Record list
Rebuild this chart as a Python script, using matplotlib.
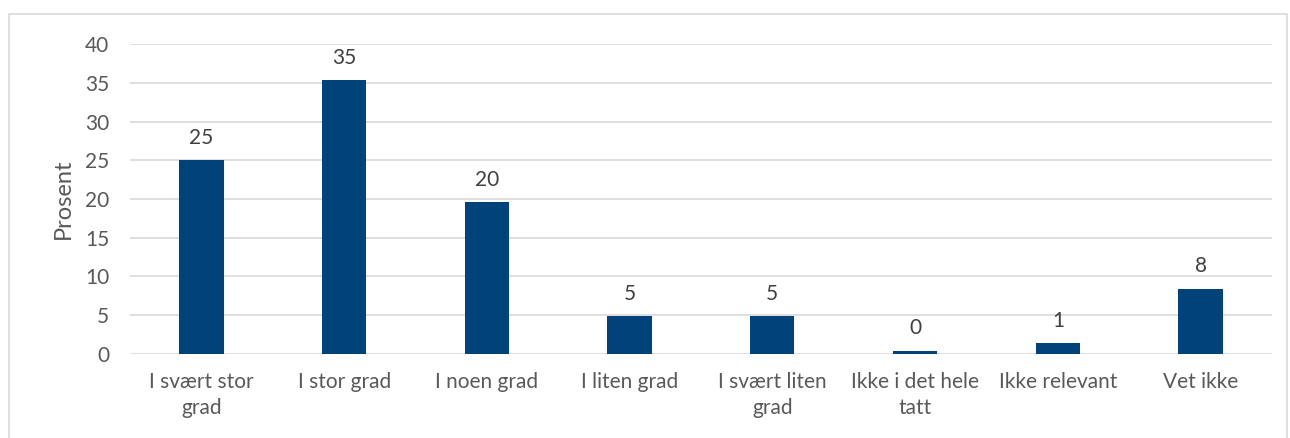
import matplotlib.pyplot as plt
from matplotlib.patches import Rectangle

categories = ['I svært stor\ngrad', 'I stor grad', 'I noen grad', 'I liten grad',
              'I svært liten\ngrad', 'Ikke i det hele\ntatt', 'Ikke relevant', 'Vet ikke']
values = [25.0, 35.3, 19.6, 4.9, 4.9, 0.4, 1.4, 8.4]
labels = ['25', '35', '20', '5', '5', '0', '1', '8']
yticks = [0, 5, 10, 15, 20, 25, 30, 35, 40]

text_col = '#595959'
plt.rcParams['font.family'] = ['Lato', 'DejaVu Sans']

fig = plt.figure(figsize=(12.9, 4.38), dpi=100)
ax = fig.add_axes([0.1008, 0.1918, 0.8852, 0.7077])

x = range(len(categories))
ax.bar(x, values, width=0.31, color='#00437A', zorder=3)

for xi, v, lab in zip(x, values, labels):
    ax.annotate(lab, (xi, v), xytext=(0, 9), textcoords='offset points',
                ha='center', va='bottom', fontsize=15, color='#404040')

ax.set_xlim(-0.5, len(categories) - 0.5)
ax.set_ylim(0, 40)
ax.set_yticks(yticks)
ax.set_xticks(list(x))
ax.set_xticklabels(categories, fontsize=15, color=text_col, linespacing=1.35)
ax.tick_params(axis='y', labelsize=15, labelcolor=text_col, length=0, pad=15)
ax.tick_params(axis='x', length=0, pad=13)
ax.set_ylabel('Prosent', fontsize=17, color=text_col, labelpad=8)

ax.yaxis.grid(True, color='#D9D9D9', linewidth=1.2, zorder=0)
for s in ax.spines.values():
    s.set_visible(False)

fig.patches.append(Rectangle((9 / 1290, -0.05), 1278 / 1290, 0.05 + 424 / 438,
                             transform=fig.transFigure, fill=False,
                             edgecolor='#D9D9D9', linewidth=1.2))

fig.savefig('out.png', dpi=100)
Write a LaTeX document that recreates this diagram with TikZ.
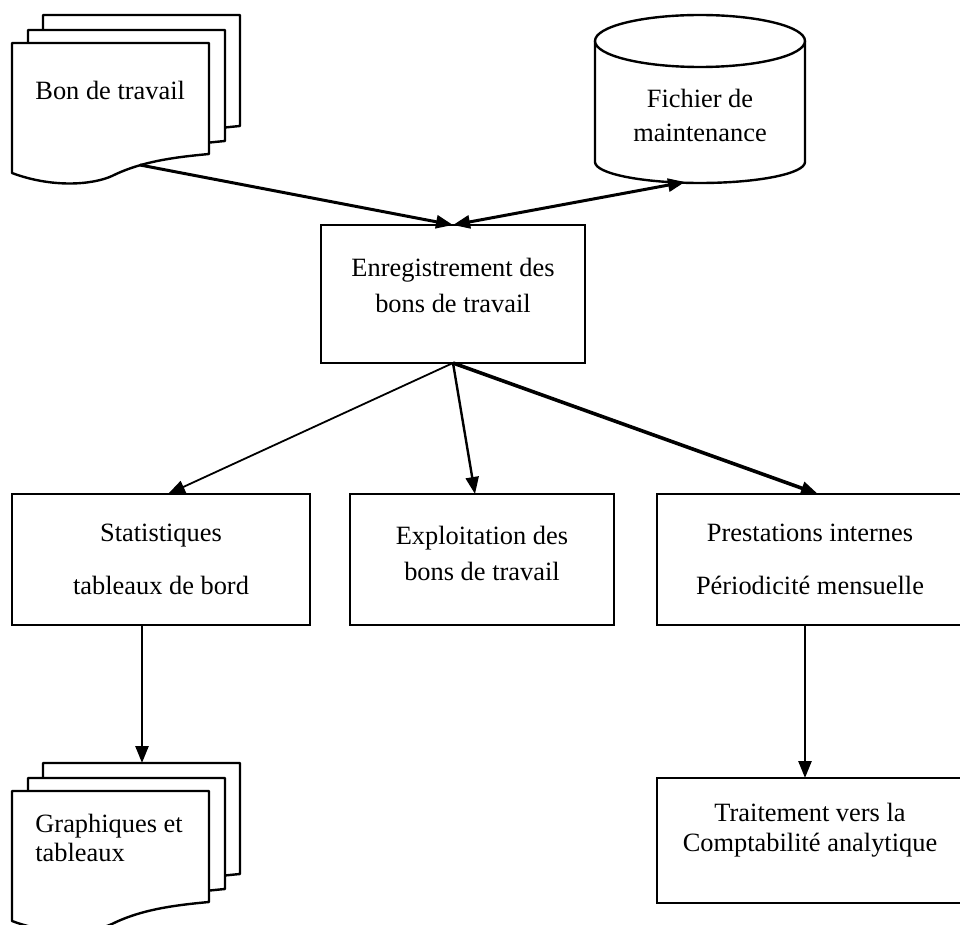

Work to do
In the records above, collect each line with "matplotlib".

Correct response
Rebuild this chart as a Python script, using matplotlib.
import matplotlib.pyplot as plt
from matplotlib.patches import Rectangle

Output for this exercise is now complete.